They'll Do It Every Time: Meaning (information, definition, explanation, facts)

They'll Do It Every Time is a single panel newspaper comic strip created by Jimmy Halto which debuted on February 5, 1929. The title of the strip became a popular catchphrase, still used today by many people who have no idea of its origin.

The strip illustrates minor absurdities, ironies, and misfortunes of everyday life. Often these ideas came from reader suggestions, which were credited with a small acknowledgement accompanied by a tiny drawing of Halto tipping his hat. Today, readers are still credited, but without the "Halto hat" drawing.
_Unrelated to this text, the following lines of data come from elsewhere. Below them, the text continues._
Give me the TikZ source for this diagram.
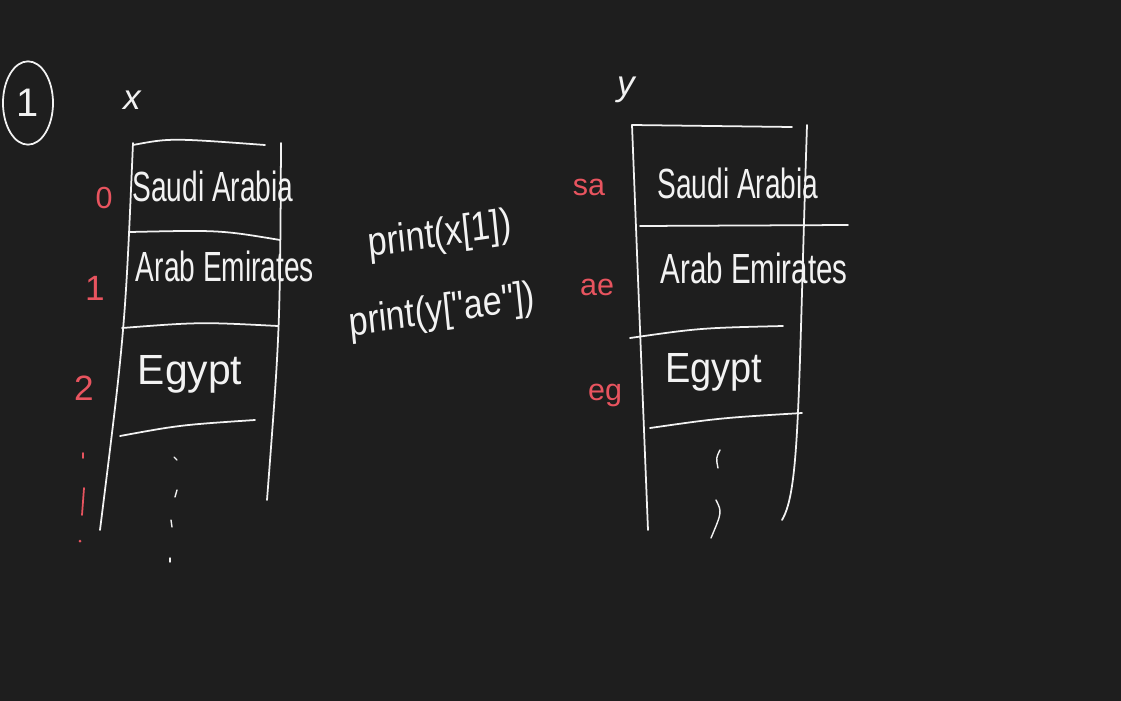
\documentclass[tikz,border=0pt]{standalone}
\usepackage{fontspec}
\usetikzlibrary{shapes.geometric}
\setmainfont{Liberation Sans}
\definecolor{bg}{HTML}{1E1E1E}
\definecolor{ink}{HTML}{F2F2F2}
\definecolor{redink}{HTML}{E8545F}
\begin{document}
\begin{tikzpicture}[x=0.03cm,y=-0.03cm,
  pen/.style={draw=ink,line width=1.5pt,line cap=round,line join=round},
  rpen/.style={draw=redink,line width=1.5pt,line cap=round},
  cell/.style={text=ink,font=\fontsize{24}{24}\selectfont,yscale=1.5,inner sep=0pt},
  idx/.style={text=redink,font=\fontsize{26}{26}\selectfont,inner sep=0pt},
  lbl/.style={text=ink,font=\fontsize{30}{30}\itshape\selectfont,inner sep=0pt},
  code/.style={text=ink,font=\fontsize{29}{29}\selectfont,yscale=1.2,inner sep=0pt}]
\fill[bg] (0,0) rectangle (1121,701);
\useasboundingbox (0,0) rectangle (1121,701);

% circled 1
\node[pen,ellipse,minimum width=1.5cm,minimum height=2.5cm,inner sep=0pt,
      text=ink,font=\fontsize{34}{34}\selectfont] (c1) at (28,103) {1};

% labels x and y
\node[lbl] (xl) at (132,100) {x};
\node[lbl] (yl) at (626,90) {y};

% ---------- left table (list x) ----------
\coordinate (xtl) at (133,143);
\coordinate (xbl) at (100,530);
\coordinate (xtr) at (281,143);
\coordinate (xbr) at (267,500);
\draw[pen] (xtl) .. controls (125,330) .. (xbl);
\draw[pen] (xtr) .. controls (280,330) .. (xbr);
\draw[pen] (133,145) .. controls (170,138) .. (265,145);
\draw[pen] (130,232) .. controls (220,230) .. (280,240);
\draw[pen] (122,328) .. controls (200,322) .. (278,326);
\draw[pen] (120,436) .. controls (180,425) .. (255,420);

\node[cell] (x0) at (213,186) {Saudi Arabia};
\node[cell] (x1) at (225,266) {Arab Emirates};
\node[cell,xscale=1.45] (x2) at (190,374) {Egypt};

\node[idx] (i0) at (104,198) {0};
\node[idx,font=\fontsize{30}{30}\selectfont] (i1) at (95,288) {1};
\node[idx,font=\fontsize{30}{30}\selectfont] (i2) at (84,388) {2};
\draw[rpen] (83,453) -- (83,458);
\draw[rpen] (84,488) -- (82,515);
\fill[redink] (80,541) circle (1.5);

\draw[pen,line width=1.2pt] (174,457) -- (177,460);
\draw[pen,line width=1.2pt] (177,490) -- (175,497);
\draw[pen,line width=1.2pt] (171,520) -- (172,527);
\draw[pen,line width=1.2pt] (170,558) -- (170,562);

% ---------- middle code ----------
\node[code,rotate=7] (p1) at (440,236) {print(x[1])};
\node[code,rotate=7] (p2) at (442,312) {print(y[\textquotedbl ae\textquotedbl])};

% ---------- right table (dict y) ----------
\coordinate (ytl) at (632,125);
\coordinate (ybl) at (648,530);
\coordinate (ytr) at (807,125);
\coordinate (ybr) at (782,520);
\draw[pen] (ytl) .. controls (640,330) .. (ybl);
\draw[pen] (ytr) .. controls (798,400) and (800,490) .. (ybr);
\draw[pen] (632,125) -- (792,127);
\draw[pen] (640,226) -- (848,225);
\draw[pen] (630,338) .. controls (700,328) .. (783,326);
\draw[pen] (650,428) .. controls (720,418) .. (802,413);

\node[cell] (y0) at (738,183) {Saudi Arabia};
\node[cell,xscale=1.05] (y1) at (754,268) {Arab Emirates};
\node[cell,xscale=1.35] (y2) at (714,372) {Egypt};

\node[idx] (ksa) at (589,187) {sa};
\node[idx] (kae) at (597,287) {ae};
\node[idx] (keg) at (605,395) {eg};

\draw[pen,line width=1.2pt] (720,450) .. controls (716,458) .. (718,468);
\draw[pen,line width=1.2pt] (716,500) .. controls (722,512) .. (711,538);
\end{tikzpicture}
\end{document}
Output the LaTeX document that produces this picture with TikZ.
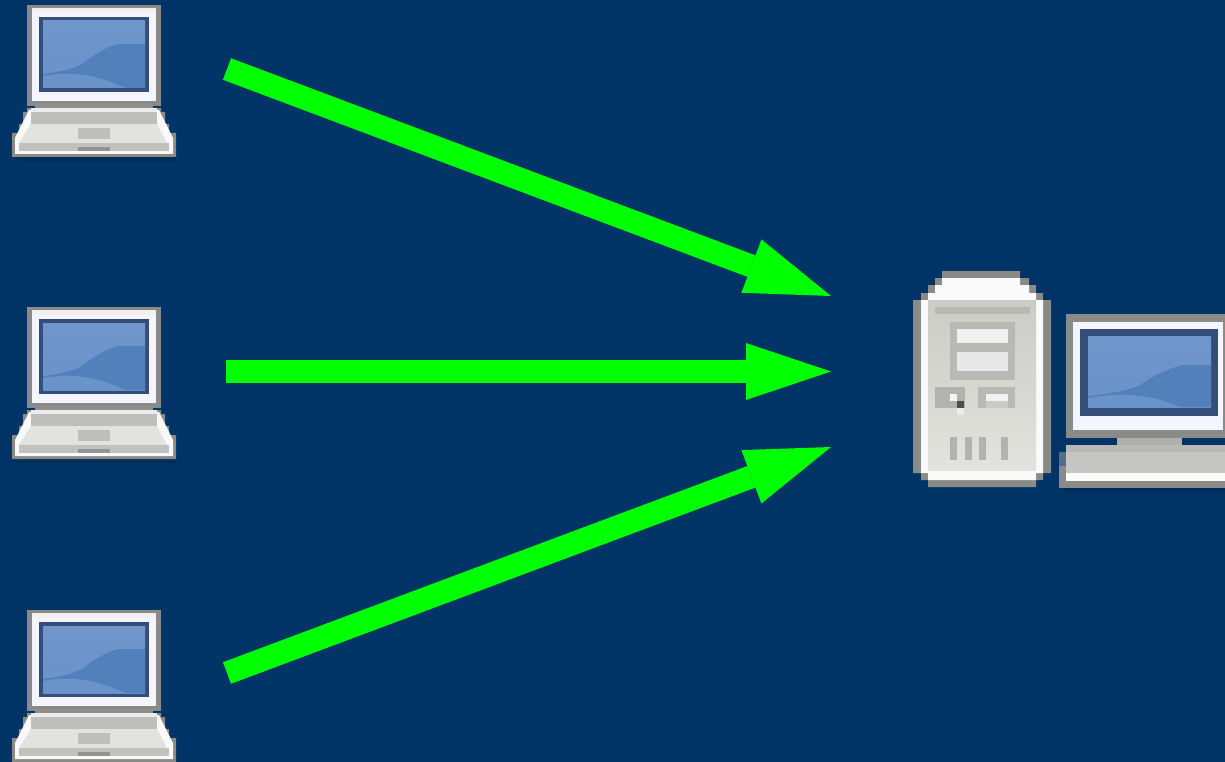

Halto, a sports cartoonist, created the strip to fill space on the comics page of The San Francisco Call-Bulletin when comics from the syndicate failed to arrive on time. The featured proved so popular that it was itself eventually syndicated and Halto continued it until his death in 1963. His former assistant Bob Dunn continued it until his own death in 1989. It is now written and drawn by Dunn's former assistant, Al Scaduto.

In its early decades, a timid man named Henry Tremblechin was a recurring victim of the strip's observations. Tremblechin's bratty daughter Little Iodine was spun off into her own comic strip (1943-1986), comic book (1949-1962), and even a 1946 film.